Tuesday, July 29, 2008

Tree clearing raises ire

By Dan Hilborn
Published June 14, 2006


A former chair of the Vancouver parks commission is calling on Burnaby city hall to give local homeowners some kind of official notice when major developments are about to affect their neighbourhoods.

Laura McDiarmid appeared at city hall on Monday night to say that she was shocked when a "forest of trees" was clearcut recently from behind the southeast Burnaby home she bought two years ago.

McDiarmid told the councillors that Vancouver city hall does a better job of notifying residents of changes in their neighbourhoods.

"If any development happens in Kitsilano, where I still have a condo, I get five letters from the city," McDiarmid said. "Here I didn't get anything. Why isn't there resident notification?"

The trees - which McDiarmid described as a "lovely, pristine forest" - stood on a dedicated lane allowance that separated McDiarmid's home on Elwell Street from another residential property on Rosewood Avenue that was owned by an elderly woman who passed away recently.

"One of the things I loved about my neighbourhood was the forest behind my house," said McDiarmid, who served two terms on the Vancouver parks board, from 1996 to 2002. "Ours was probably the most wooded area."

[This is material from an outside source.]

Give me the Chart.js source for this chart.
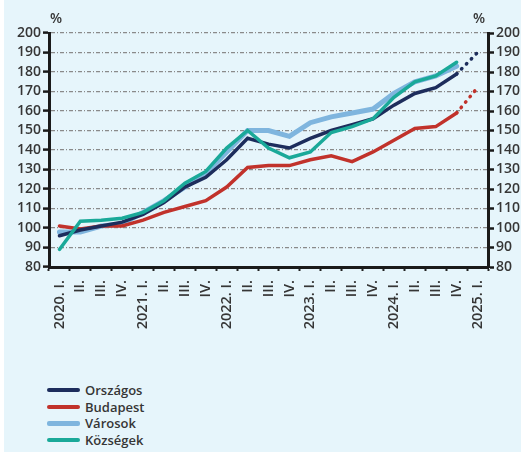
<!DOCTYPE html>
<html>
<head>
<meta charset="utf-8">
<script src="https://cdn.jsdelivr.net/npm/chart.js@4.4.1/dist/chart.umd.min.js"></script>
<style>
    html, body { margin: 0; padding: 0; background: #ffffff; overflow: hidden; }
    #wrap { position: absolute; left: 4px; top: 0; width: 517px; height: 452px; background: #e6f5fb; }
    #chart { position: absolute; left: 0; top: 0; }
    #legend { position: absolute; left: 47px; top: 382px; font-family: 'Open Sans', sans-serif; font-size: 13px; font-weight: 600; color: #363636; }
    .item { display: flex; align-items: center; height: 16.5px; }
    .swatch { width: 33px; margin-right: 5px; border-radius: 2px; }
</style>
</head>
<body>
<div id="wrap"></div>
<canvas id="chart" width="545" height="352"></canvas>
<div id="legend"></div>
<script>
// ===== DATA =====
const quarters = ['2020. I.', 'II.', 'III.', 'IV.',
    '2021. I.', 'II.', 'III.', 'IV.',
    '2022. I.', 'II.', 'III.', 'IV.',
    '2023. I.', 'II.', 'III.', 'IV.',
    '2024. I.', 'II.', 'III.', 'IV.',
    '2025. I.'];

const orszagos = [96, 99, 101, 103, 107, 113, 121, 126, 135, 146, 143, 141, 146, 150, 153, 156, 163, 169, 172, 179, 190];
const budapest = [101, 99.5, 101, 101, 104, 108, 111, 114, 121, 131, 132, 132, 135, 137, 134, 139, 145, 151, 152, 159, 172];
const varosok = [98, 98, 101, 102, 108, 114, 121, 128, 139, 150, 150, 147, 154, 157, 159, 161, 169, 175, 178, 183, null];
const kozsegek = [89, 103.5, 104, 105, 108, 114, 123, 129, 141, 150, 141, 136, 139, 149, 152, 156, 167, 175, 178, 185, null];

const yMin = 80;
const yMax = 200;
const yStep = 10;

// last segment (2024 IV -> 2025 I) is a forecast, drawn dotted
const forecastFrom = 19;

const tickFont = { family: "'Open Sans', sans-serif", size: 14, weight: '600' };
const tickColor = '#363636';

function makeSeries(label, data, color, width, order) {
    return {
        label: label,
        data: data,
        borderColor: color,
        backgroundColor: color,
        borderWidth: width,
        pointRadius: 0,
        tension: 0,
        order: order,
        borderCapStyle: 'round',
        spanGaps: false,
        segment: {
            borderDash: ctx => ctx.p0DataIndex >= forecastFrom ? [0.5, 6.5] : undefined
        }
    };
}

const percentLabels = {
    id: 'percentLabels',
    afterDraw(chart) {
        const ctx = chart.ctx;
        ctx.save();
        ctx.font = "600 14px 'Open Sans', sans-serif";
        ctx.fillStyle = tickColor;
        ctx.textAlign = 'center';
        ctx.textBaseline = 'middle';
        ctx.fillText('%', chart.scales.y.right + 7, 19);
        ctx.fillText('%', chart.scales.y2.left - 9, 19);
        ctx.restore();
    }
};

const datasets = [
    makeSeries('Országos', orszagos, '#1d2d5c', 3.5, 2),
    makeSeries('Budapest', budapest, '#c1322b', 3.5, 3),
    makeSeries('Városok', varosok, '#7fb5de', 5, 4),
    makeSeries('Községek', kozsegek, '#1aa999', 3.5, 1)
];

const chart = new Chart(document.getElementById('chart'), {
    type: 'line',
    data: { labels: quarters, datasets: datasets },
    plugins: [percentLabels],
    options: {
        responsive: false,
        animation: false,
        layout: { padding: { top: 33, left: 0, right: 0, bottom: 0 } },
        plugins: {
            legend: { display: false },
            tooltip: { enabled: false }
        },
        scales: {
            x: {
                offset: true,
                afterFit: scale => { scale.height = 85; },
                grid: {
                    offset: true,
                    drawOnChartArea: false,
                    tickLength: 4,
                    tickColor: '#222',
                    tickWidth: 2
                },
                border: { color: '#1a1a1a', width: 3 },
                ticks: {
                    autoSkip: false,
                    minRotation: 90,
                    maxRotation: 90,
                    padding: 9,
                    color: tickColor,
                    font: { family: "'Open Sans', sans-serif", size: 14.5, weight: '600' }
                }
            },
            y: {
                position: 'left',
                min: yMin,
                max: yMax,
                afterFit: scale => { scale.width = 49; },
                ticks: { stepSize: yStep, autoSkip: false, color: tickColor, font: tickFont, padding: 2 },
                grid: {
                    color: ctx => ctx.tick.value === yMin ? 'rgba(0,0,0,0)' : '#8a8a8a',
                    lineWidth: 1.2,
                    tickLength: 6,
                    tickColor: '#1a1a1a',
                    tickWidth: 2.5
                },
                border: { color: '#1a1a1a', width: 3, dash: [4, 2, 1, 2] }
            },
            y2: {
                position: 'right',
                min: yMin,
                max: yMax,
                afterFit: scale => { scale.width = 57; },
                ticks: { stepSize: yStep, autoSkip: false, color: tickColor, font: tickFont, padding: 2 },
                grid: {
                    drawOnChartArea: false,
                    tickLength: 6,
                    tickColor: '#1a1a1a',
                    tickWidth: 2.5
                },
                border: { color: '#1a1a1a', width: 3 }
            }
        }
    }
});

// ===== LEGEND =====
function buildLegend() {
    const box = document.getElementById('legend');
    chart.data.datasets.forEach(ds => {
        const row = document.createElement('div');
        row.className = 'item';
        const sw = document.createElement('span');
        sw.className = 'swatch';
        sw.style.background = ds.borderColor;
        sw.style.height = (ds.borderWidth > 4 ? 5 : 4) + 'px';
        const txt = document.createElement('span');
        txt.textContent = ds.label;
        row.appendChild(sw);
        row.appendChild(txt);
        box.appendChild(row);
    });
}

buildLegend();
</script>
</body>
</html>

The first hint McDiarmid received that the trees might be disappearing came after the other property was sold and McDiarmid overheard someone say, "There goes the neighbourhood," from over the fence.

The Rosewood Avenue property has since been sold, and two new homes will be built on the lot, McDiarmid said.

"My major concern is with the process," she said in a letter to council. "What I am most upset about is that the City of Burnaby did not have the common decency to inform the neighbours affected by these changes that the development was about to occur."

McDiarmid also said the impact on her property is compounded by the loss of the trees, which has exposed an older fence that needs to be replaced. McDiarmid said she recently spent $20,000 renovating her kitchen and can't afford to replace the fence.

"I'm asking for any kind of assistance the city can give me," she said. "Our neighbourhood is being faced with a number of drastic changes and I think it's overkill, really."

Council agreed to have staff look into the request, but Mayor Derek Corrigan hinted that McDiarmid should not get her hopes up too high.

"I'm afraid other people have the right to develop their property, too," he said.